A estratégia do governo de Pernambuco envolve atrair para o debate lideranças de Alagoas, cujo governador, Paulo Dantas (MDB), é aliado do ministro dos Transportes, Renan Filho. Embora sua pasta seja responsável pela obra da ferrovia, Renan não participou da reunião e foi representado por um secretário. O plano original da Transnordestina previa a construção de outra ferrovia, numa licitação à parte, ligando o trecho pernambucano ao sul de Alagoas, o que atenderia diretamente redutos do ministro.
Outros integrantes do primeiro escalão do governo Lula com atuação política no Nordeste acompanham de perto a queda de braço. O ministro do Desenvolvimento Social, Wellington Dias (PT), ex-governador do Piauí, participou da reunião com a pasta da Integração Nacional. Ao GLOBO, Dias afirmou que foi convidado por ter familiaridade com o assunto, já que também dirigiu o Consórcio Nordeste, e disse que apresentou uma proposta de “capacitação de mão de obra com público do Bolsa Família/Cadastro Único, para oportunidades que vão surgir” pela retomada das obras.
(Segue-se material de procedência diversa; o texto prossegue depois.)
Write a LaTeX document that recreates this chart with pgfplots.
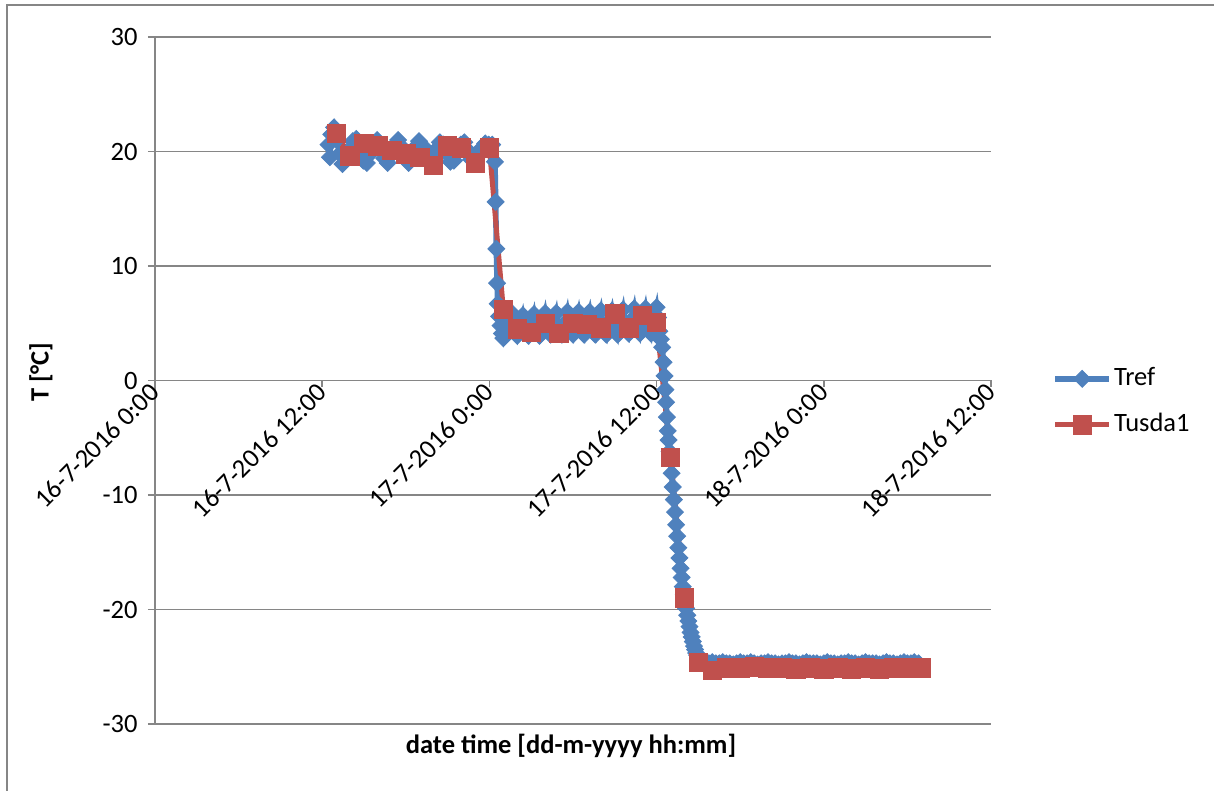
\documentclass[border=0pt]{standalone}
\usepackage{fontspec}
\setmainfont{Carlito}
\usepackage{pgfplots}
\pgfplotsset{compat=1.18}
\definecolor{tref}{RGB}{79,129,189}
\definecolor{tusda}{RGB}{192,80,77}
\definecolor{gridc}{RGB}{134,134,134}
\newcommand{\fs}{\fontsize{13.25pt}{15.5pt}\selectfont}
\begin{document}
\fs
\begin{tikzpicture}
\useasboundingbox (-77.5pt,-33.5pt) rectangle (529.5pt,362pt);
\draw[gridc, line width=0.7pt] (-74pt,-33.5pt) -- (-74pt,359.5pt) -- (529.5pt,359.5pt);
\begin{axis}[
  at={(0pt,0pt)}, anchor=south west,
  scale only axis, width=418pt, height=343.5pt,
  xmin=0, xmax=60, ymin=-30, ymax=30,
  axis x line=middle, axis y line=left,
  hide obscured x ticks=false, hide obscured y ticks=false,
  axis line style={gridc, line width=0.8pt, -},
  xtick={0,12,24,36,48,60},
  xticklabels={16-7-2016 0:00,16-7-2016 12:00,17-7-2016 0:00,17-7-2016 12:00,18-7-2016 0:00,18-7-2016 12:00},
  ytick={-30,-20,-10,0,10,20,30},
  yticklabels={-30,-20,-10,0,10,20,30},
  ymajorgrids, grid style={gridc, line width=0.8pt},
  tick align=outside, major tick length=3.5pt,
  tick style={gridc, line width=0.8pt},
  every tick label/.append style={font=\fs, text=black},
  xticklabel style={rotate=45, anchor=east, inner sep=0pt},
  yticklabel style={anchor=east, inner sep=0pt, xshift=-5pt},
  xlabel={\bfseries date time [dd-m-yyyy hh:mm]},
  ylabel={\bfseries T [°C]},
  every axis x label/.style={at={(axis description cs:0.4976,0)}, anchor=center, yshift=-11pt, font=\fs},
  every axis y label/.style={at={(axis description cs:0,0.512)}, xshift=-57pt, rotate=90, anchor=center, font=\fs},
  legend style={at={(1.073,0.469)}, anchor=west, draw=none, fill=none, inner sep=0pt,
    font=\fs, row sep=8.5pt, nodes={inner sep=1pt, text height=9.5pt, text depth=3pt}},
  legend cell align=left,
  legend image code/.code={\draw[mark repeat=2,mark phase=2,#1] plot coordinates {(0pt,0pt) (13.5pt,0pt) (27pt,0pt)};},
]
\addplot[color=tref, line width=2.8pt, mark=square*, mark size=3pt,
  mark options={rotate=45, fill=tref, draw=tref, line width=0.4pt, solid}] coordinates {
(12.45,20.6) (12.55,19.5) (12.65,21.5) (12.85,22.1) (13.05,21.0) (13.25,19.8) (13.45,18.9) (13.70,19.3)
(13.95,20.1) (14.20,20.9) (14.45,21.1) (14.70,20.2) (14.95,19.2) (15.20,19.0) (15.45,19.8) (15.70,20.6)
(15.95,21.0) (16.20,20.3) (16.45,19.4) (16.70,19.0) (16.95,19.7) (17.20,20.5) (17.45,21.0) (17.70,20.4)
(17.95,19.5) (18.20,19.0) (18.45,19.6) (18.70,20.4) (18.95,20.9) (19.20,20.5) (19.45,19.6) (19.70,19.0)
(19.95,19.4) (20.20,20.2) (20.45,20.8) (20.70,20.6) (20.95,19.8) (21.20,19.1) (21.45,19.2) (21.70,19.9)
(21.95,20.6) (22.20,20.8) (22.45,20.1) (22.70,19.3) (22.95,19.0) (23.20,19.6) (23.45,20.3) (23.70,20.7)
(23.95,20.6) (24.20,20.6) (24.40,19.1) (24.45,15.6) (24.50,11.5) (24.55,8.5) (24.60,6.7)
(24.70,5.6) (24.80,4.8) (24.90,4.1) (25.00,3.7) (25.20,4.5) (25.40,5.4) (25.60,5.9) (25.80,4.6)
(26.00,3.9) (26.20,4.8) (26.40,5.7) (26.60,4.5) (26.80,3.9) (27.00,4.9) (27.20,5.8) (27.40,4.4)
(27.60,3.9) (27.80,4.9) (28.00,5.9) (28.20,4.5) (28.40,4.0) (28.60,5.0) (28.80,5.9) (29.00,4.4)
(29.20,4.0) (29.40,5.0) (29.60,6.0) (29.80,4.6) (30.00,4.0) (30.20,5.1) (30.40,6.0) (30.60,4.6)
(30.80,4.0) (31.00,5.1) (31.20,6.0) (31.40,4.5) (31.60,4.0) (31.80,5.2) (32.00,6.1) (32.20,4.6)
(32.40,4.0) (32.60,5.2) (32.80,6.1) (33.00,4.7) (33.20,4.0) (33.40,5.2) (33.60,6.2) (33.80,4.7)
(34.00,4.1) (34.20,5.3) (34.40,6.3) (34.60,4.8) (34.80,4.1) (35.00,5.3) (35.20,6.3) (35.40,4.8)
(35.60,4.1) (35.80,5.4) (36.00,6.4) (36.10,5.5)
(36.20,4.3) (36.30,3.6) (36.40,2.9) (36.50,1.6) (36.57,0.4) (36.63,-0.8) (36.68,-1.9) (36.74,-3.2)
(36.80,-4.4) (36.86,-5.2) (36.93,-6.2) (37.00,-7.0) (37.08,-8.1) (37.16,-9.3) (37.24,-10.4) (37.32,-11.5)
(37.40,-12.6) (37.48,-13.6) (37.56,-14.6) (37.64,-15.5) (37.72,-16.4) (37.80,-17.2) (37.88,-18.0) (37.96,-18.7)
(38.04,-19.3) (38.12,-19.9) (38.20,-20.5) (38.28,-21.0) (38.36,-21.5) (38.44,-22.0) (38.52,-22.4) (38.60,-22.8)
(38.68,-23.2) (38.76,-23.5) (38.84,-23.8) (38.92,-24.0) (39.00,-24.2) (39.08,-24.4) (39.16,-24.5) (39.25,-24.6)
(39.35,-24.7) (39.50,-24.7) (39.75,-24.7) (40.00,-24.6) (40.25,-24.7) (40.50,-24.7) (40.75,-24.6) (41.00,-24.7)
(41.25,-24.7) (41.50,-24.8) (41.75,-24.7) (42.00,-24.6) (42.25,-24.7) (42.50,-24.7) (42.75,-24.6) (43.00,-24.7)
(43.25,-24.8) (43.50,-24.7) (43.75,-24.7) (44.00,-24.6) (44.25,-24.7) (44.50,-24.7) (44.75,-24.8) (45.00,-24.7)
(45.25,-24.7) (45.50,-24.6) (45.75,-24.7) (46.00,-24.7) (46.25,-24.8) (46.50,-24.7) (46.75,-24.6) (47.00,-24.7)
(47.25,-24.7) (47.50,-24.7) (47.75,-24.8) (48.00,-24.7) (48.25,-24.6) (48.50,-24.7) (48.75,-24.7) (49.00,-24.8)
(49.25,-24.7) (49.50,-24.7) (49.75,-24.6) (50.00,-24.7) (50.25,-24.7) (50.50,-24.8) (50.75,-24.7) (51.00,-24.6)
(51.25,-24.7) (51.50,-24.7) (51.75,-24.7) (52.00,-24.8) (52.25,-24.7) (52.50,-24.6) (52.75,-24.7) (53.00,-24.7)
(53.25,-24.8) (53.50,-24.7) (53.75,-24.6) (54.00,-24.7) (54.25,-24.7) (54.50,-24.6) (54.80,-24.7)
};
\addlegendentry{Tref}
\addplot[color=tusda, line width=2.5pt, mark=square*, mark size=4.6pt,
  mark options={fill=tusda, draw=tusda, line width=0.4pt, solid}] coordinates {
(13,21.6) (14,19.6) (15,20.7) (16,20.5) (17,20.1) (18,19.8) (19,19.5) (20,18.8) (21,20.5) (22,20.3) (23,19.0) (24,20.3)
(25,6.2) (26,4.5) (27,4.2) (28,5.0) (29,4.1) (30,5.0) (31,4.9) (32,4.6) (33,5.8) (34,4.6) (35,5.7) (36,5.1)
(37,-6.7) (38,-19.0) (39,-24.6) (40,-25.3) (41,-25.1) (42,-25.1) (43,-25.0) (44,-25.1) (45,-25.1) (46,-25.2)
(47,-25.1) (48,-25.2) (49,-25.1) (50,-25.2) (51,-25.1) (52,-25.2) (53,-25.1) (54,-25.1) (55,-25.1)
};
\addlegendentry{Tusda1}
\end{axis}
\end{tikzpicture}
\end{document}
Aliado próximo de Dias, o deputado Merlong Solano (PT-PI) afirma que a obra facilitaria o escoamento de produção do agronegócio e de minério de ferro do estado e, por isso, há pressa para a conclusão de qualquer um dos ramais.
— Temos que resolver o trecho até Pecém enquanto não se resolve Suape. O Piauí quer os dois ramais funcionando, mas não se justifica paralisar um trecho para resolver o outro — avaliou.
Diretor da Agência Nacional de Transportes Terrestres (ANTT) à época do lançamento do projeto da Transnordestina, o deputado José Airton (PT-CE) avalia que cabe a Pernambuco “buscar uma relação profícua” com o governo federal para pleitear uma solução que contemple o estado.
Raquel Lyra fazia oposição ao ex-governador de Pernambuco Paulo Câmara, então no PSB, que encerrou seu mandato no ano passado sem emplacar sucessor. Câmara foi indicado por Lula para assumir o Banco do Nordeste, um dos possíveis financiadores do restante da Transnordestina.
— Talvez a quebra de continuidade política esteja atrapalhando, mas esperamos que ela (Lyra) possa se integrar nessa relação harmônica — afirmou Airton.